2. A coin selector according to claim 1, wherein said circuit means (20) for processing the signals arriving from the sensors comprise a microprocessor (µP) which is programmed to:
- detect the absolute maximum value of the response curve (K) of each sensor (SA,SB,SC);
- generate first minimum and maximum thresholds (f′mi,f′ma) which define ranges of certainty (C);
generate second thresholds (f˝mi,f˝ma) which define corresponding ranges of probability (P) arranged to the sides of the respective ranges of certainty (C);
- verify whether the frequency corresponding to the maximum value of the response curve (K) of each sensor falls within the respective range of certainty (C ) or within the respective ranges of probability (P);
- emit an acceptance signal (a) when at least two of the measured parameters fall within their range of certainty and, in case, the third falls within its range of probability (P) or a rejection signal when at least two of the measured parameters fall within the range of probability (P).
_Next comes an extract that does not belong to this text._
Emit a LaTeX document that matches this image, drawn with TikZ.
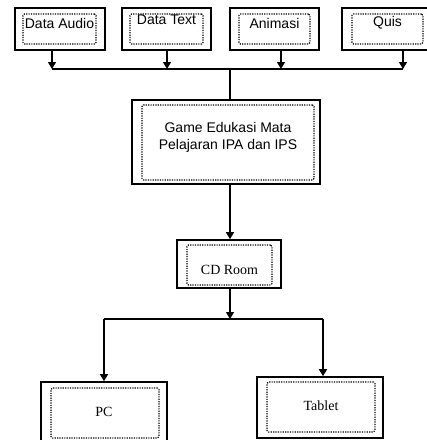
\documentclass[tikz,border=0pt]{standalone}
\usepackage{fontspec}
\setmainfont{Liberation Serif}
\newfontfamily\arialfont{Liberation Sans}
\usetikzlibrary{arrows.meta}

\begin{document}
\begin{tikzpicture}[x=1pt,y=-1pt,line width=1.3pt,
  outbox/.style={draw,line width=1.6pt,inner sep=0pt},
  inbox/.style={draw,line width=1.1pt,dash pattern=on 1.2pt off 1.2pt,rounded corners=1.5pt,inner sep=0pt},
  sanslbl/.style={font=\arialfont\fontsize{14}{17}\selectfont,align=center,inner sep=0pt},
  serlbl/.style={font=\fontsize{14}{17}\selectfont,inner sep=0pt},
  arr/.style={-{Triangle[width=8pt,length=7pt]}}]

\useasboundingbox (0,0) rectangle (427,440);
\clip (0,0) rectangle (427,440);

% top row
\node[outbox,minimum width=90pt,minimum height=42pt] (audio) at (60,29) {};
\node[inbox,minimum width=73pt,minimum height=30pt] (audioin) at (59.5,29) {};
\node[sanslbl] (audiotxt) at (59.5,23) {Data Audio};

\node[outbox,minimum width=89pt,minimum height=42pt] (text) at (166.5,29) {};
\node[inbox,minimum width=73pt,minimum height=30pt] (textin) at (166.5,29) {};
\node[sanslbl] (texttxt) at (166.5,20) {Data Text};

\node[outbox,minimum width=89pt,minimum height=42pt] (anim) at (274.5,29) {};
\node[inbox,minimum width=71pt,minimum height=30pt] (animin) at (274.5,29) {};
\node[sanslbl] (animtxt) at (274.5,23) {Animasi};

\node[outbox,minimum width=90pt,minimum height=42pt] (quis) at (387,29) {};
\node[inbox,minimum width=71pt,minimum height=30pt] (quisin) at (387.5,29) {};
\node[sanslbl] (quistxt) at (387.5,23) {Quis};

% game
\node[outbox,minimum width=188pt,minimum height=84pt] (game) at (226,142) {};
\node[inbox,minimum width=172pt,minimum height=75pt] (gamein) at (228,142.5) {};
\node[sanslbl] (gametxt) at (228,137) {Game Edukasi Mata\\Pelajaran IPA dan IPS};

% cd
\node[outbox,minimum width=104pt,minimum height=48pt] (cd) at (229,264) {};
\node[inbox,minimum width=85pt,minimum height=40pt] (cdin) at (229.5,265) {};
\node[serlbl] (cdtxt) at (229.5,270) {CD Room};

% pc, tablet
\node[outbox,minimum width=126pt,minimum height=62pt] (pc) at (104,413) {};
\node[inbox,minimum width=108pt,minimum height=50pt] (pcin) at (105,413) {};
\node[serlbl] (pctxt) at (104,412) {PC};

\node[outbox,minimum width=126pt,minimum height=61pt] (tablet) at (320,407.5) {};
\node[inbox,minimum width=108pt,minimum height=50pt] (tabletin) at (321,407) {};
\node[serlbl] (tablettxt) at (321,406) {Tablet};

% bus lines
\coordinate (bA) at (52,69);
\coordinate (bB) at (167,69);
\coordinate (bC) at (281,69);
\coordinate (bD) at (403,69);
\coordinate (bmid) at (230,69);
\coordinate (bE) at (230,319);
\coordinate (bL) at (104,319);
\coordinate (bR) at (323,319);

\draw[arr] (audio.south -| bA) -- (bA);
\draw[arr] (text.south -| bB) -- (bB);
\draw[arr] (anim.south -| bC) -- (bC);
\draw[arr] (quis.south -| bD) -- (bD);
\draw (bA) -- (bD);
\draw (bmid) -- (bmid |- game.north);

\draw[arr] (game.south -| bmid) -- (cd.north -| bmid);
\draw[arr] (cd.south -| bE) -- (bE);
\draw (bL) -- (bR);
\draw[arr] (bL) -- (pc.north -| bL);
\draw[arr] (bR) -- (tablet.north -| bR);
\end{tikzpicture}
\end{document}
3. A coin selector according to claims 1 and 2, wherein the generation of the first and second thresholds occurs by reading data in tables, stored in a memory associated with the microprocessor (µP), according to a differential datum resulting from the difference between a frequency detected during each readout and a respective reference frequency.

4. A coin selector according to claims 1 and 2, wherein the microprocessor (µP) has three outputs (U₁,U₂,U₃) on which three data (I₁-I₃), indicating if the datum measured by each sensor belongs to the related ranges of certainty (C) or probability (P). are correspondingly provided, and wherein said outputs are operatively connected to a transfer block (15) which emits in output a rejection (s) or acceptance (a) signal which is converted by an interface into an actuation command (cd) for routing means which route each coin (M) to cash or to return.